# Angelpraxis herunterladen



## patzmaus (10. September 2003)

Hallo Boardies,

ist es eigentlich irgendwie möglich vergangene Ausgaben der Angelpraxis als PDF herunterzuladen? Ein Arbeitskollege hat die vergangenen Ausgaben verpaßt und jeden Artikel einzeln online zu durchstöbern ist doch etwas mühsam.

Leider gibt es im Archiv nicht die Möglichkeit sich z.B. das ganze Juli-Magazin als PDF anzuschauen.:c 

Gruß,

Patzmaus


----------



## Dok (10. September 2003)

Na gut ich lege das mal auf unseren Lokalen Public-Server.

Allerdings hängt der nur mit einer DSL-Leitung am Netz, also bitte nicht alle auf einmal!

Anglerpraxis Gesamt - Letzte Ausgaben


----------



## Dorsch1 (10. September 2003)

Super Dok.#6
Wird gerade runter geladen.:m


----------



## Norwegenprofi (11. September 2003)

#r Dok, Danke.


----------



## patzmaus (12. September 2003)

*Anglerpraxis*

Hallo Dok,

vielen Dank für die schnelle Hilfe.


----------



## KampfKater (8. November 2003)

servus dok und herzlichen dank


mfg
robert


----------



## scout (2. Dezember 2003)

yep, Danke ... 

irgendwie funktioniert das bei mir nicht .. oder nicht mehr. Ist es vielleicht möglich, diese Möglichkeit generell auf dem großen Server anzubieten?

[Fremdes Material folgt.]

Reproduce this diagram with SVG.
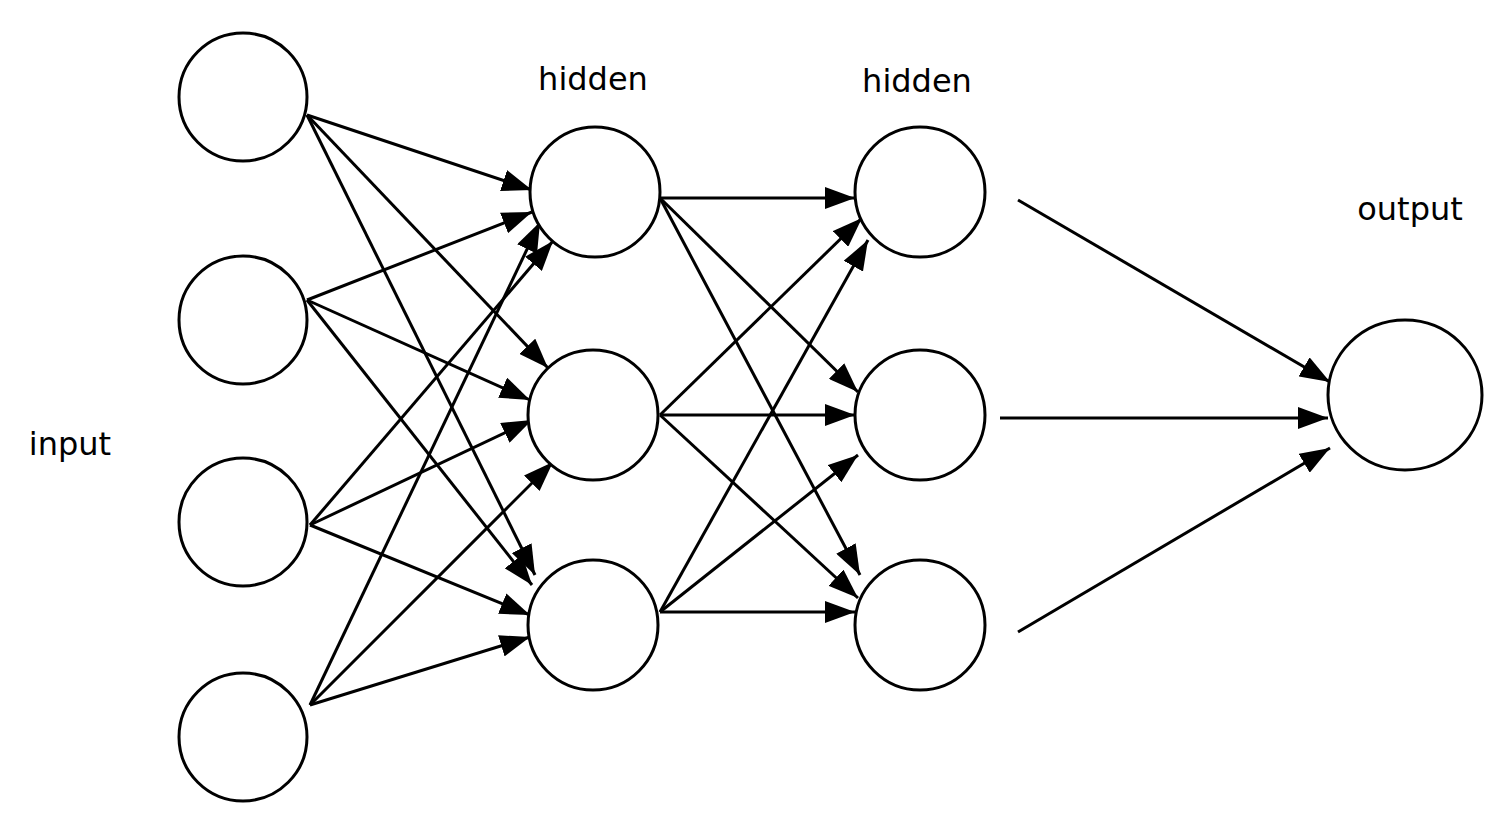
<svg xmlns="http://www.w3.org/2000/svg" width="1507" height="826" viewBox="0 0 1507 826">
<style>
.n{fill:#fff;stroke:#000;stroke-width:3}
.e{stroke:#000;stroke-width:3;fill:none;marker-end:url(#a)}
text{font-family:"DejaVu Sans",sans-serif;font-size:32px;fill:#000}
</style>
<defs><marker id="a" markerUnits="userSpaceOnUse" markerWidth="32" markerHeight="22" refX="30" refY="11" orient="auto"><path d="M0,0 L30,11 L0,22 z" fill="#000"/></marker></defs>
<rect width="1507" height="826" fill="#fff"/>
<g id="connectors">
<line class="e" x1="307" y1="115" x2="532" y2="190"/>
<line class="e" x1="307" y1="115" x2="548" y2="368"/>
<line class="e" x1="307" y1="115" x2="535" y2="575"/>
<line class="e" x1="307" y1="300" x2="532" y2="212"/>
<line class="e" x1="307" y1="300" x2="530" y2="400"/>
<line class="e" x1="307" y1="300" x2="532" y2="585"/>
<line class="e" x1="310" y1="525" x2="553" y2="241"/>
<line class="e" x1="310" y1="525" x2="532" y2="420"/>
<line class="e" x1="310" y1="525" x2="530" y2="615"/>
<line class="e" x1="310" y1="705" x2="540" y2="222"/>
<line class="e" x1="310" y1="705" x2="553" y2="462"/>
<line class="e" x1="310" y1="705" x2="530" y2="637"/>
<line class="e" x1="660" y1="198" x2="855" y2="198"/>
<line class="e" x1="660" y1="198" x2="858" y2="392"/>
<line class="e" x1="660" y1="198" x2="860" y2="575"/>
<line class="e" x1="660" y1="415" x2="862" y2="218"/>
<line class="e" x1="660" y1="415" x2="855" y2="415"/>
<line class="e" x1="660" y1="415" x2="858" y2="598"/>
<line class="e" x1="660" y1="612" x2="868" y2="240"/>
<line class="e" x1="660" y1="612" x2="858" y2="455"/>
<line class="e" x1="660" y1="612" x2="855" y2="612"/>
<line class="e" x1="1018" y1="200" x2="1330" y2="382"/>
<line class="e" x1="1000" y1="418" x2="1328" y2="418"/>
<line class="e" x1="1018" y1="632" x2="1330" y2="448"/>
</g>
<g id="i1"><circle class="n" cx="243" cy="97" r="64"/></g>
<g id="i2"><circle class="n" cx="243" cy="320" r="64"/></g>
<g id="i3"><circle class="n" cx="243" cy="522" r="64"/></g>
<g id="i4"><circle class="n" cx="243" cy="737" r="64"/></g>
<g id="h1"><circle class="n" cx="595" cy="192" r="65"/></g>
<g id="h2"><circle class="n" cx="593" cy="415" r="65"/></g>
<g id="h3"><circle class="n" cx="593" cy="625" r="65"/></g>
<g id="g1"><circle class="n" cx="920" cy="192" r="65"/></g>
<g id="g2"><circle class="n" cx="920" cy="415" r="65"/></g>
<g id="g3"><circle class="n" cx="920" cy="625" r="65"/></g>
<g id="o"><ellipse class="n" cx="1405" cy="395" rx="77" ry="75"/></g>
<text x="70" y="455" text-anchor="middle">input</text>
<text x="593" y="90" text-anchor="middle">hidden</text>
<text x="917" y="92" text-anchor="middle">hidden</text>
<text x="1410" y="220" text-anchor="middle">output</text>
</svg>
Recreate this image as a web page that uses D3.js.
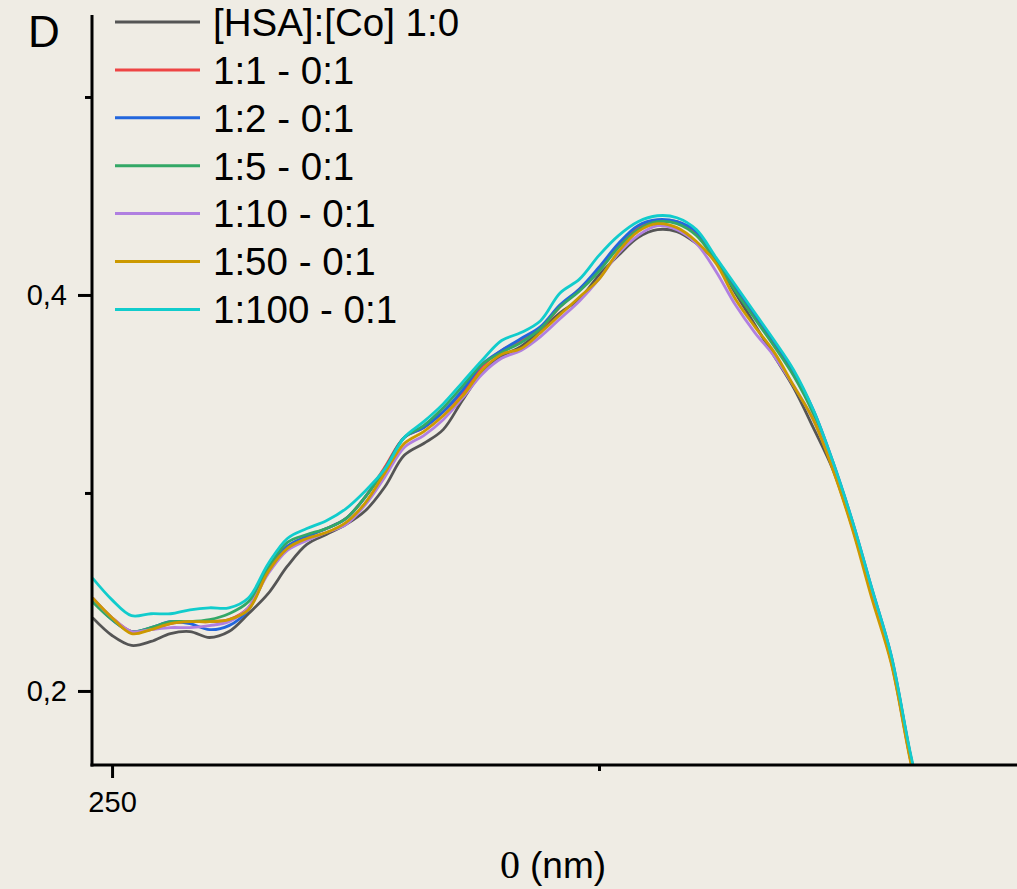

Schon mal vielen Dank für die Antwort

scout


----------



## Dok (2. Dezember 2003)

Ich stelle die nächsten Tage eine Jahreszusammenfassung zusammen und stelle sie online.


----------



## scout (2. Dezember 2003)

Vielen Dank!

scout


----------



## scout (6. Januar 2004)

Erst mal ein gesundes Neues!
@dok Bist Du irgendwie schon dazu gekommen, die Jahreszusammenfassung zu realisieren?

Gruß scout


----------



## Franky (7. Januar 2004)

Moin...
Leider ist die Zusammenfassung noch nicht fertig, aber wir sind am Basteln. Dummerweise kommt nu noch der Umzug auf einen neuen Server dazwischen, was so absolut nicht geplant war. Darum möchte ich einmal um Geduld bitten...

Dafür ist aber ab sofort (wg. Feiertage etwas später) das Januar-Magazin online und scharf geschaltet. VIel Spaß beim Lesen!!!


----------